Your instructions >> Filter the data below for the string "this" and copy each matching line.

Supplied material >>
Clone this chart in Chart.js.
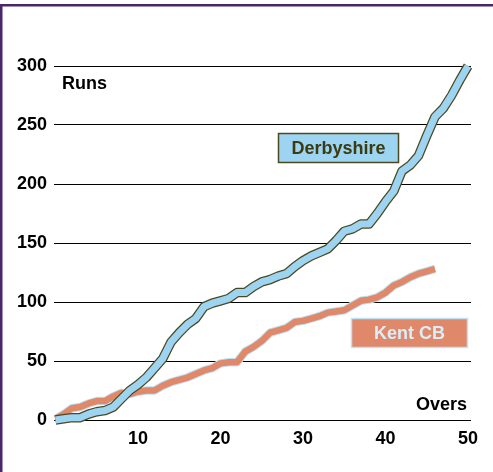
<!DOCTYPE html>
<html>
<head>
<meta charset="utf-8">
<script src="https://cdn.jsdelivr.net/npm/chart.js@4.4.1/dist/chart.umd.min.js"></script>
<style>
    html, body { margin: 0; padding: 0; background: #fff; }
    canvas { display: block; }
</style>
</head>
<body>
<canvas id="chart" width="493" height="472"></canvas>
<script>
// runs at the end of each over (index = over)
const derbyshireRuns = [0, 1, 2, 2, 5, 7, 8, 11, 18, 25, 30, 36, 44, 52, 66, 74, 81, 86, 96, 99,
    101, 103, 108, 108, 113, 117, 119, 122, 124, 130, 135, 139, 142, 145, 152, 160, 162, 166, 166, 175,
    185, 194, 211, 216, 224, 241, 257, 264, 275, 288, 300];
const kentRuns = [1, 5, 10, 11, 14, 16, 16, 20, 23, 22, 24, 25, 25, 29, 32, 34, 36, 39, 42, 44,
    48, 49, 49, 58, 62, 67, 74, 76, 78, 83, 84, 86, 88, 91, 92, 93, 97, 101, 102, 104,
    108, 114, 117, 121, 124, 126, 128];
const teams = ['Derbyshire', 'Kent CB'];
const overTicks = [10, 20, 30, 40, 50];
const runTicks = [0, 50, 100, 150, 200, 250, 300];
const axisTitles = { x: 'Overs', y: 'Runs' };

const FONT = '"Liberation Sans", Arial, sans-serif';
const colors = {
    derbyFill: '#9dd4f1',
    derbyEdge: '#4b4920',
    kentFill: '#e0896a',
    kentEdge: '#bfe3f6',
    frame: '#4a2868',
};

const toPoints = (runs) => runs.map((r, over) => ({ x: over, y: r }));

const lineSet = (label, runs, color, width, order) => ({
    label,
    data: toPoints(runs),
    borderColor: color,
    borderWidth: width,
    borderJoinStyle: 'round',
    borderCapStyle: 'butt',
    pointRadius: 0,
    tension: 0,
    clip: false,
    order,
});

const frame = {
    id: 'frame',
    beforeDraw(chart) {
        const { ctx, width, height } = chart;
        ctx.save();
        ctx.fillStyle = '#fff';
        ctx.fillRect(0, 0, width, height);
        ctx.fillStyle = colors.frame;
        ctx.fillRect(0, 4, width, 2.5);
        ctx.fillRect(0, 4, 2.5, height);
        ctx.restore();
    },
    afterDraw(chart) {
        const { ctx, chartArea } = chart;
        ctx.save();
        ctx.font = `bold 18px ${FONT}`;
        ctx.fillStyle = '#000';
        ctx.textBaseline = 'middle';
        ctx.textAlign = 'left';
        ctx.fillText(axisTitles.y, chartArea.left + 8, 84);
        ctx.textAlign = 'right';
        ctx.fillText(axisTitles.x, chartArea.right - 4, 405);

        const box = (text, x, y, w, h, fill, stroke, ink) => {
            ctx.fillStyle = fill;
            ctx.fillRect(x, y, w, h);
            ctx.strokeStyle = stroke;
            ctx.lineWidth = 1.5;
            ctx.strokeRect(x, y, w, h);
            ctx.fillStyle = ink;
            ctx.textAlign = 'center';
            ctx.fillText(text, x + w / 2, y + h / 2 + 1);
        };
        box(teams[0], 278.5, 133.5, 120, 29, colors.derbyFill, colors.derbyEdge, '#3c3a10');
        box(teams[1], 351.5, 318.5, 116, 29, colors.kentFill, colors.kentEdge, '#d9eef9');
        ctx.restore();
    },
};

new Chart(document.getElementById('chart'), {
    type: 'line',
    data: {
        datasets: [
            lineSet(teams[0], derbyshireRuns, colors.derbyFill, 7, 0),
            lineSet(teams[0] + ' edge', derbyshireRuns, colors.derbyEdge, 9.5, 1),
            lineSet(teams[1], kentRuns, colors.kentFill, 6.5, 2),
            lineSet(teams[1] + ' edge', kentRuns, colors.kentEdge, 8.5, 3),
        ],
    },
    options: {
        responsive: false,
        animation: false,
        devicePixelRatio: 1,
        layout: { padding: { top: 66, right: 22, bottom: 22, left: 0 } },
        plugins: { legend: { display: false }, tooltip: { enabled: false } },
        scales: {
            x: {
                type: 'linear',
                min: -0.18,
                max: 50.36,
                afterBuildTicks: (scale) => { scale.ticks = overTicks.map((v) => ({ value: v })); },
                afterFit: (scale) => { scale.height = 30; },
                grid: { display: false },
                border: { display: false },
                ticks: {
                    color: '#000',
                    font: { family: FONT, size: 18, weight: 'bold' },
                    padding: 0,
                    maxRotation: 0,
                    autoSkip: false,
                },
            },
            y: {
                min: 0,
                max: 300,
                afterBuildTicks: (scale) => { scale.ticks = runTicks.map((v) => ({ value: v })); },
                afterFit: (scale) => { scale.width = 54; },
                grid: { color: '#000', lineWidth: 1, drawTicks: false },
                border: { display: false },
                ticks: {
                    color: '#000',
                    font: { family: FONT, size: 18, weight: 'bold' },
                    padding: 7,
                },
            },
        },
    },
    plugins: [frame],
});
</script>
</body>
</html>
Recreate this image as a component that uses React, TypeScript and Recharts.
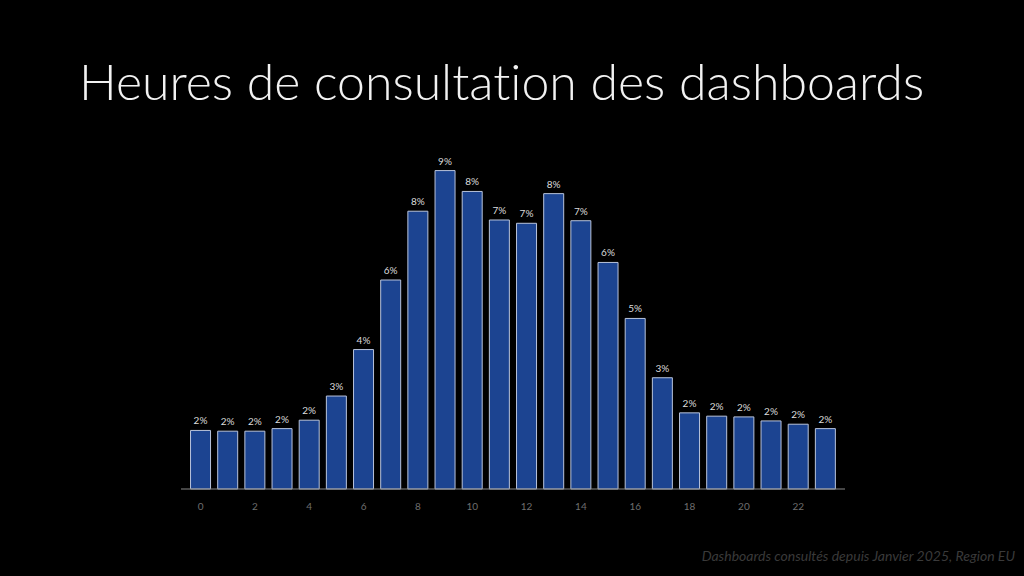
import { BarChart, Bar, XAxis, YAxis, LabelList } from 'recharts'

// heure de la journée (0-23) et part des consultations en %
const hours = [
  0, 1, 2, 3, 4, 5, 6, 7, 8, 9, 10, 11, 12, 13, 14, 15, 16, 17, 18, 19, 20, 21, 22, 23,
]
const shares = [
  1.6, 1.58, 1.58, 1.65, 1.88, 2.54, 3.81, 5.71, 7.59, 8.7, 8.13, 7.35, 7.26, 8.07, 7.33, 6.19,
  4.66, 3.04, 2.08, 1.99, 1.97, 1.86, 1.77, 1.65,
]

const title = 'Heures de consultation des dashboards'
const footnote = 'Dashboards consultés depuis Janvier 2025, Region EU'

const data = hours.map((h, i) => ({ hour: h, share: shares[i] }))

const App = () => {
  return (
    <div
      style={{
        position: 'absolute',
        left: 0,
        top: 0,
        width: 1024,
        height: 576,
        background: '#000',
        overflow: 'hidden',
        fontFamily: 'Lato, sans-serif',
      }}
    >
      <div
        style={{
          position: 'absolute',
          left: 79,
          top: 51,
          fontSize: 50,
          fontWeight: 300,
          color: '#f2f2f2',
          lineHeight: '60px',
          whiteSpace: 'nowrap',
          fontVariantLigatures: 'none',
        }}
      >
        {title}
      </div>
      <div style={{ position: 'absolute', left: 0, top: 0 }}>
        <BarChart
          width={1024}
          height={576}
          data={data}
          margin={{ top: 123, right: 179, bottom: 57, left: 181 }}
          barCategoryGap="13%"
        >
          <XAxis
            dataKey="hour"
            interval={1}
            tickLine={false}
            tickMargin={8}
            height={30}
            padding={{ left: 6, right: 6 }}
            stroke="#8a8a8a"
            tick={{ fill: '#6e6e6e', fontSize: 10, fontFamily: 'Lato, sans-serif' }}
          />
          <YAxis hide domain={[0, 10]} />
          <Bar
            dataKey="share"
            fill="#1c4491"
            stroke="#b9c4dc"
            strokeWidth={1}
            isAnimationActive={false}
          >
            <LabelList
              dataKey="share"
              position="top"
              offset={6}
              formatter={(v: number) => `${Math.round(v)}%`}
              style={{ fill: '#dcdcdc', fontSize: 10, fontFamily: 'Lato, sans-serif' }}
            />
          </Bar>
        </BarChart>
      </div>
      <div
        style={{
          position: 'absolute',
          right: 9,
          top: 547,
          fontSize: 14,
          fontStyle: 'italic',
          color: '#3a3a3a',
          whiteSpace: 'nowrap',
        }}
      >
        {footnote}
      </div>
    </div>
  )
}

export default App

Solution >>
Clone this chart in Chart.js.
Recreate this image as a component that uses React, TypeScript and Recharts.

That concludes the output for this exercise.